It gives you wings! 20,000 Red Bull cans stolen in lorry raid
The adverts say that Red Bull ‘gives you wings’ – but a consignment of the energy drink needed some help to fly off the back of a lorry parked overnight in a lay-by.
The curtain sides of the lorry were left flapping after a team of night-owl thieves swooped on it and made off with more than 20,000 cans.
Two members of the gang were caught red-handed with the haul after an eagle-eyed trucker made a note of the registration number of their get-away vehicle.
Black Country teenagers Paul Burton and Brendon Wells pleaded guilty at Warwick Crown Court to the theft.
Burton, aged 18, of Baptist End Road, Netherton, and Brendon Wells, also 18, of Foresters Fold, Dudley, were both sentenced to nine months detention suspended for two years.

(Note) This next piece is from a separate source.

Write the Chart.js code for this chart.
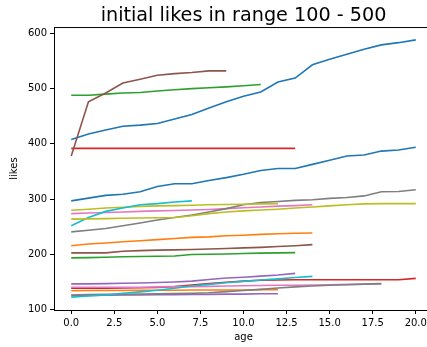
<!DOCTYPE html>
<html>
<head>
<meta charset="utf-8">
<script src="https://cdn.jsdelivr.net/npm/chart.js@4/dist/chart.umd.min.js"></script>
<style>
  html, body { margin: 0; padding: 0; background: #fff; overflow: hidden; }
  #wrap { position: relative; width: 487px; height: 347px; }
</style>
</head>
<body>
<div id="wrap"><canvas id="c"></canvas></div>
<script>
// Axis ticks
const xTicks = [0, 2.5, 5, 7.5, 10, 12.5, 15, 17.5, 20];
const yTicks = [100, 200, 300, 400, 500, 600];

// Likes per age (index = age) for each account
const likes01 = [408, 418, 425, 432, 434, 437, 445, 453, 465, 476, 486, 494, 512, 519, 543, 553, 562, 571, 579, 583, 588];
const likes02 = [216, 219, 221, 223, 225, 227, 229, 231, 232, 234, 235, 236.5, 237.5, 238.5, 239];
const likes03 = [488, 488, 490, 492, 493, 495.5, 498, 500, 501.5, 503, 505, 507.5];
const likes04 = [392, 392, 392, 392, 392, 392, 392, 392, 392, 392, 392, 392, 392, 392];
const likes05 = [147, 147, 147.5, 148, 148.5, 149.5, 150.5, 152, 155, 157.5, 159, 161, 163, 166];
const likes06 = [378, 476, 492, 510, 517, 524, 527, 529, 532, 532];
const likes07 = [274, 275, 276, 277, 278, 279, 279.5, 280.5, 281.5, 283, 284.5, 286, 287.5, 288.5, 290];
const likes08 = [241, 244, 247, 252, 257, 262.5, 267, 271.5, 277, 283, 290, 294, 296, 298, 299, 301.5, 303, 306, 313.5, 314, 317];
const likes09 = [280, 282, 284, 285.5, 287, 288, 288.5, 289, 290, 290.5, 291, 291.5, 292];
const likes10 = [252, 267, 278, 284, 290, 292, 295, 297];
const likes11 = [297, 302, 307, 309, 313.5, 323, 328, 328, 334, 339, 345, 352, 355.5, 355.5, 363, 370.5, 378, 380, 387, 389, 394];
const likes12 = [134.5, 135, 135, 135, 135.5, 135.5, 135.5, 136, 136, 136, 136, 136.5, 136.5];
const likes13 = [194, 194.5, 195, 196, 196.5, 197, 197.5, 200, 200.5, 201, 202, 202.5, 203, 203.5];
const likes14 = [139, 139, 139, 139.5, 140, 140.5, 142, 145, 147.5, 150, 152, 153.5, 154, 154.5, 154.5, 154.5, 154.5, 154.5, 154.5, 154.5, 157];
const likes15 = [126, 126, 126.5, 127, 127, 127.5, 127.5, 128, 128, 128.5, 128.5, 129, 129];
const likes16 = [203, 203, 203, 206, 207, 208, 208.5, 209, 210, 211, 212, 213, 214.5, 216, 218];
const likes17 = [141, 141, 141, 141, 141, 141.5, 142, 142, 142.5, 143, 143.5, 144, 144.5, 144.5, 145, 145.5, 146, 146.5, 147];
const likes18 = [127, 127.5, 128, 128, 128.5, 129, 129.5, 130, 131, 133, 135, 137, 139.5, 141.5, 143, 144.5, 145.5, 146.5, 147.5];
const likes19 = [264, 264.5, 265, 265.5, 266, 266.5, 267, 270, 274, 277, 279, 280.5, 282, 284, 286, 288, 290, 291.5, 292, 292, 292];
const likes20 = [123, 125, 127, 130, 132.5, 135.5, 139, 143, 146, 149, 151.5, 154, 156, 158.5, 160.5];

const allSeries = [likes01, likes02, likes03, likes04, likes05, likes06, likes07, likes08, likes09, likes10,
                   likes11, likes12, likes13, likes14, likes15, likes16, likes17, likes18, likes19, likes20];

// tab10 colour cycle
const palette = ['#1f77b4', '#ff7f0e', '#2ca02c', '#d62728', '#9467bd',
                 '#8c564b', '#e377c2', '#7f7f7f', '#bcbd22', '#17becf'];

const FONT = "'DejaVu Sans', sans-serif";

const datasets = allSeries.map((vals, i) => ({
  data: vals.map((v, age) => ({ x: age, y: v })),
  borderColor: palette[i % palette.length],
  backgroundColor: palette[i % palette.length],
  borderWidth: 1.6,
  pointRadius: 0,
  tension: 0,
  fill: false,
  yAxisID: 'y',
  order: -i          // later series drawn on top
}));

// Top and right frame lines around the plot area
const frame = {
  id: 'frame',
  afterDraw(chart) {
    const { ctx, chartArea: a } = chart;
    ctx.save();
    ctx.strokeStyle = '#000';
    ctx.lineWidth = 1;
    ctx.beginPath();
    ctx.moveTo(a.left, a.top + 0.5);
    ctx.lineTo(a.right, a.top + 0.5);
    ctx.moveTo(a.right - 0.5, a.top);
    ctx.lineTo(a.right - 0.5, a.bottom);
    ctx.stroke();
    ctx.restore();
  }
};

new Chart(document.getElementById('c'), {
  type: 'line',
  data: { datasets },
  plugins: [frame],
  options: {
    responsive: true,
    maintainAspectRatio: false,
    animation: false,
    layout: { padding: 0 },
    plugins: {
      legend: { display: false },
      tooltip: { enabled: false },
      title: {
        display: true,
        text: 'initial likes in range 100 - 500',
        color: '#000',
        font: { family: FONT, size: 19.2, weight: 'normal' },
        padding: { top: 4, bottom: 0 }
      }
    },
    scales: {
      x: {
        type: 'linear',
        min: -1,
        max: 21,
        afterBuildTicks: s => { s.ticks = xTicks.map(v => ({ value: v })); },
        afterFit: s => { s.height = 37; },
        ticks: {
          callback: v => Number(v).toFixed(1),
          color: '#000',
          font: { family: FONT, size: 10 },
          padding: 3,
          maxRotation: 0,
          autoSkip: false
        },
        grid: { drawOnChartArea: false, color: '#000', tickLength: 4, tickWidth: 1 },
        border: { color: '#000', width: 1 },
        title: {
          display: true,
          text: 'age',
          color: '#000',
          font: { family: FONT, size: 10 },
          padding: { top: 0, bottom: 4 }
        }
      },
      y: {
        type: 'linear',
        position: 'left',
        min: 99.75,
        max: 611.25,
        afterBuildTicks: s => { s.ticks = yTicks.map(v => ({ value: v })); },
        afterFit: s => { s.width = 54; },
        ticks: {
          callback: v => String(v),
          color: '#000',
          font: { family: FONT, size: 10 },
          padding: 3
        },
        grid: { drawOnChartArea: false, color: '#000', tickLength: 4, tickWidth: 1 },
        border: { color: '#000', width: 1 },
        title: {
          display: true,
          text: 'likes',
          color: '#000',
          font: { family: FONT, size: 10 },
          padding: { top: 8, bottom: 0 }
        }
      },
      // empty margin on the right of the plot, balancing the left axis
      yRight: {
        type: 'linear',
        position: 'right',
        min: 99.75,
        max: 611.25,
        afterFit: s => { s.width = 54; },
        ticks: { display: false },
        grid: { display: false, drawTicks: false },
        border: { display: false }
      }
    }
  }
});
</script>
</body>
</html>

Judge Richard Bond also ordered them to carry out 100 hours of unpaid work and to pay £300 costs, as well as taking part in a rehabilitation activity for 60 days.
Prosecutor Mr Graeme Simpson said that in October last year a driver with AFS Haulage Ltd collected a consignment of Red Bull from a distribution centre in in Leicestershire.
At 7.30 that evening he parked his curtain-sided lorry in a lay-by on the A5 close to Rugby for the night.
“At about three the following morning, another lorry driver who had also parked there for the night was awoken by noises outside,” Mr Simpson said.
“He saw a 7.5-ton truck parked alongside the AFS lorry and at least three people stood by it.
“Because of the noise, he thought they were up to no good, so called the police and gave them the registration number of the suspect truck as it drove away.”
Thanks to his swift actions, the police were able to respond when, minutes later, the get-away truck triggered a response from a nearby ANPR camera.
Officers in an unmarked car followed it along the A5 until it pulled into a lay-by and the driver got out and ran away, but Burton and Wells were still in the truck and were arrested.
Mr Simpson said that in the back of the truck the officers found eight pallets containing more than 20,700 cans of Red Bull with a retail value of £24,675. And because the theft meant that Red Bull was unable to fulfil orders placed by two clients, it had to repay them more than £59,000.
Sentencing them after reading pre-sentence reports, Judge Bond told them he was giving them a chance, adding: “I never want to see you again.”